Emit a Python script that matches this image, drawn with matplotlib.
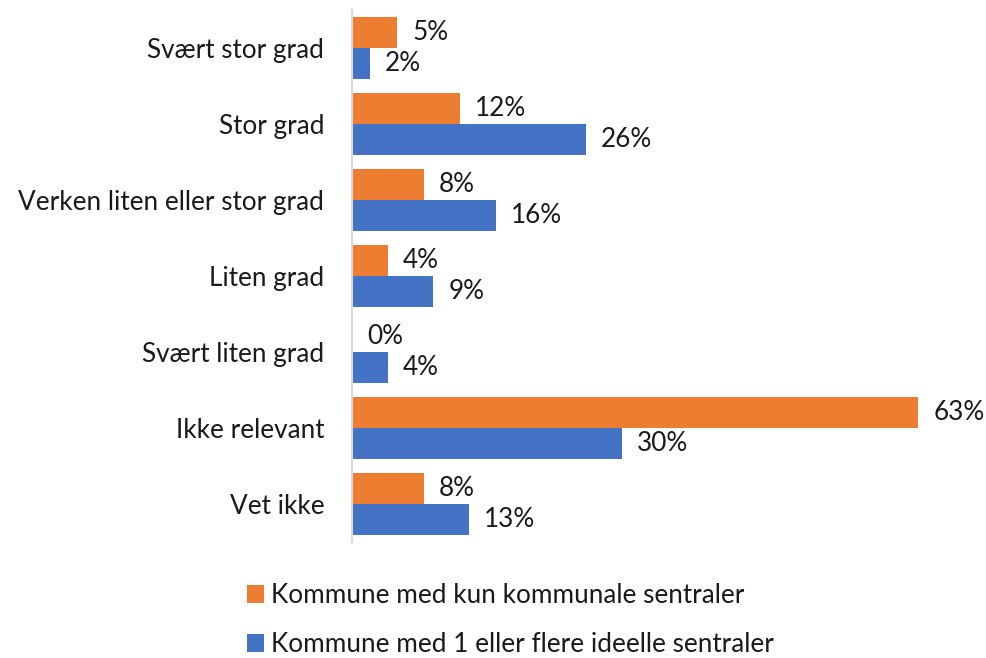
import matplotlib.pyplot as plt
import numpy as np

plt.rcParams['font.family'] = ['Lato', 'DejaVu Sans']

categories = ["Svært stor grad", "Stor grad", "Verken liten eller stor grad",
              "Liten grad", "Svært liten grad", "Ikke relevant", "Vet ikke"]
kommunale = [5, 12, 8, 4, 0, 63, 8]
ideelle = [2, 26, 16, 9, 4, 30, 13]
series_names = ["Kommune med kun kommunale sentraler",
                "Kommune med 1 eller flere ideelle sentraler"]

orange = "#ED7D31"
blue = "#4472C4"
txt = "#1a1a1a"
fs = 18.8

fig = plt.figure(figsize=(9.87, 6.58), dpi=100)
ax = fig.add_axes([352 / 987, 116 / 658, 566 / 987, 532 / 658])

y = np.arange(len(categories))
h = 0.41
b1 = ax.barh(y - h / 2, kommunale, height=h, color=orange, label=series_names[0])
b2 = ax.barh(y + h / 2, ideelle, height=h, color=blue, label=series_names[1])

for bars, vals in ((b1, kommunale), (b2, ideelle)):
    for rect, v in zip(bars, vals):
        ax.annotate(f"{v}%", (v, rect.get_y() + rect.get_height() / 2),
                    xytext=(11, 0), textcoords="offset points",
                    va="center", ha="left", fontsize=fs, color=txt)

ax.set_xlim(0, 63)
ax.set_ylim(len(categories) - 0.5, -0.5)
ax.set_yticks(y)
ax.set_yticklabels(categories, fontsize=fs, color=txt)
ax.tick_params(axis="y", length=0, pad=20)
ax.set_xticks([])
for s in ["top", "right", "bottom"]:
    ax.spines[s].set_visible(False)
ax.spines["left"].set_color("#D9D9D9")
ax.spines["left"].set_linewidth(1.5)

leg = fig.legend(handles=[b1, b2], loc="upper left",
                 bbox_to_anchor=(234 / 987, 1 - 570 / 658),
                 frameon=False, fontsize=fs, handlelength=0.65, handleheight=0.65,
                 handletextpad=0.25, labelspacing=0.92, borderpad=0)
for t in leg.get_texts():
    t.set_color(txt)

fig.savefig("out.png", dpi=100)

───

» TASK:
Transcribe the listing in full. Omit the pictures and keep every line exact.

» SOLUTION:
Emit a Python script that matches this image, drawn with matplotlib.
import matplotlib.pyplot as plt
import numpy as np

plt.rcParams['font.family'] = ['Lato', 'DejaVu Sans']

categories = ["Svært stor grad", "Stor grad", "Verken liten eller stor grad",
              "Liten grad", "Svært liten grad", "Ikke relevant", "Vet ikke"]
kommunale = [5, 12, 8, 4, 0, 63, 8]
ideelle = [2, 26, 16, 9, 4, 30, 13]
series_names = ["Kommune med kun kommunale sentraler",
                "Kommune med 1 eller flere ideelle sentraler"]

orange = "#ED7D31"
blue = "#4472C4"
txt = "#1a1a1a"
fs = 18.8

fig = plt.figure(figsize=(9.87, 6.58), dpi=100)
ax = fig.add_axes([352 / 987, 116 / 658, 566 / 987, 532 / 658])

y = np.arange(len(categories))
h = 0.41
b1 = ax.barh(y - h / 2, kommunale, height=h, color=orange, label=series_names[0])
b2 = ax.barh(y + h / 2, ideelle, height=h, color=blue, label=series_names[1])

for bars, vals in ((b1, kommunale), (b2, ideelle)):
    for rect, v in zip(bars, vals):
        ax.annotate(f"{v}%", (v, rect.get_y() + rect.get_height() / 2),
                    xytext=(11, 0), textcoords="offset points",
                    va="center", ha="left", fontsize=fs, color=txt)

ax.set_xlim(0, 63)
ax.set_ylim(len(categories) - 0.5, -0.5)
ax.set_yticks(y)
ax.set_yticklabels(categories, fontsize=fs, color=txt)
ax.tick_params(axis="y", length=0, pad=20)
ax.set_xticks([])
for s in ["top", "right", "bottom"]:
    ax.spines[s].set_visible(False)
ax.spines["left"].set_color("#D9D9D9")
ax.spines["left"].set_linewidth(1.5)

leg = fig.legend(handles=[b1, b2], loc="upper left",
                 bbox_to_anchor=(234 / 987, 1 - 570 / 658),
                 frameon=False, fontsize=fs, handlelength=0.65, handleheight=0.65,
                 handletextpad=0.25, labelspacing=0.92, borderpad=0)
for t in leg.get_texts():
    t.set_color(txt)

fig.savefig("out.png", dpi=100)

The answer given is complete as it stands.